Health Sciences, Pharmacology|Chemistry, Analytical|Chemistry, Biochemistry




Toxicity is one of main issues involving chemicals to which we are exposed. For example, in drug discovery and development, toxicity is often not identified sufficiently early for new pharmaceutical candidates. Rapidly and accurately predicting in vivo metabolism, pharmacokinetics and toxicity of drug candidates early in the development process is a major toxicity-related challenge in drug discovery. Thus, there is an urgent need for new, faster, lower cost molecular methodologies for in vitro metabolism studies that simplify sample workup while providing high quality kinetic and structural information. In this dissertation, new methods utilizing enzyme-coated silica nanoparticles for the first time in combination with LC-MS/MS for drug metabolism pharmacokinetic studies (DMPK) and toxicity screening assays have been developed. The first part of the approach addresses the study of drug metabolism in the presence of assembled liver metabolic enzymes on silica nanoparticles (bioreactors). These bioreactors are designed for metabolite profiling, identification of minor metabolites, pharmacokinetic and drug-drug interaction studies. The second part features the assembly of enzymes and DNA or peptides on silica nanoparticles for rapid genotoxicity and hepatotoxicity screening.

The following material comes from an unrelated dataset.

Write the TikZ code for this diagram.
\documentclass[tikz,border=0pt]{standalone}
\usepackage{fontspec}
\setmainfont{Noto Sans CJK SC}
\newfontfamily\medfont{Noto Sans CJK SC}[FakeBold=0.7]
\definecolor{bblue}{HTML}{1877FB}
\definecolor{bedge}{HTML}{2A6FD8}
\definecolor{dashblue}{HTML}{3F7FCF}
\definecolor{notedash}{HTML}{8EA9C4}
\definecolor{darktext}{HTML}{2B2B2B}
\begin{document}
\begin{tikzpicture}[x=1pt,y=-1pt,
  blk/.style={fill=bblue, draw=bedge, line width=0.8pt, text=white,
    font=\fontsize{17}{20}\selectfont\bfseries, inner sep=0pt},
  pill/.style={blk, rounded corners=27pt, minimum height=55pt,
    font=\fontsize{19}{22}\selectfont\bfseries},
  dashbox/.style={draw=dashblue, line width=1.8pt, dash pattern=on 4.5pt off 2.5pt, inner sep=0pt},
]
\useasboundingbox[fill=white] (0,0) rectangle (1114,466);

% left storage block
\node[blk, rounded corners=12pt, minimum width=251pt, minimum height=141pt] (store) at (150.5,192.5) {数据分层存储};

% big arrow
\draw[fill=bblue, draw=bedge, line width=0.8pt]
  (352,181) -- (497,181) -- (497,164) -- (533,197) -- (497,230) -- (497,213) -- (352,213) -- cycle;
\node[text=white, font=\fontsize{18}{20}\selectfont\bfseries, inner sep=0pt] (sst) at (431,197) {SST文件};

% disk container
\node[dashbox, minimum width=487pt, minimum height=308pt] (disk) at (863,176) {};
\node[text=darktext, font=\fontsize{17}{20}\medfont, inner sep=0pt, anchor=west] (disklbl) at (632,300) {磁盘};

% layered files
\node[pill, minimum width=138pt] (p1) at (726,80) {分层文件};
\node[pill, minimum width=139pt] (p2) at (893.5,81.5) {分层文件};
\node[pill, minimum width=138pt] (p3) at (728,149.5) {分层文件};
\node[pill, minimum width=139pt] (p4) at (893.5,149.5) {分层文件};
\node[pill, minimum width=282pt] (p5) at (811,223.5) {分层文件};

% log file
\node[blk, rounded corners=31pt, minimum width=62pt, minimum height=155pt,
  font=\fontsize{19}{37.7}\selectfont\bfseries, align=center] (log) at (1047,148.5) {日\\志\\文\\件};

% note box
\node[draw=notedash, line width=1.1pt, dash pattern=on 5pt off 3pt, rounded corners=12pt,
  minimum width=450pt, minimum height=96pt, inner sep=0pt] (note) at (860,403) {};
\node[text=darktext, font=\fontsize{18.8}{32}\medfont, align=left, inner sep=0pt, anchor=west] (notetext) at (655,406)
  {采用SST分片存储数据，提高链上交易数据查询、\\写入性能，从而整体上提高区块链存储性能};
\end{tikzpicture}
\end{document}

It is designed to identify reactive metabolites and their sites of reaction with DNA/peptide as well as to measure DNA/peptide adduct formation rates. This approach has been integrated into a 96 well plate high throughput semi-automated method facilitating rapid sample preparation in a single step, followed by simultaneous filtration and transfer to an autosampler for LC-MS/MS analysis. The use of microsomes as sources of metabolic enzymes on the nanoparticles offers distinct advantages including significant numbers of metabolic enzymes, good stability, longer storage time, and rapid separation of reaction products from microsomal enzymes.^ The applicability and versatility of these methodologies are illustrated by concurrently studying in vitro oxidation and conjugation reactions, enzyme specific metabolism and drug-drug interactions, identifying reactive metabolites and elucidating metabolic pathways, and screening for DNA and protein adducts. These approaches are designed to be combined with current bioanalytical and microbiological assays to provide a more comprehensive assessment of drug metabolism.^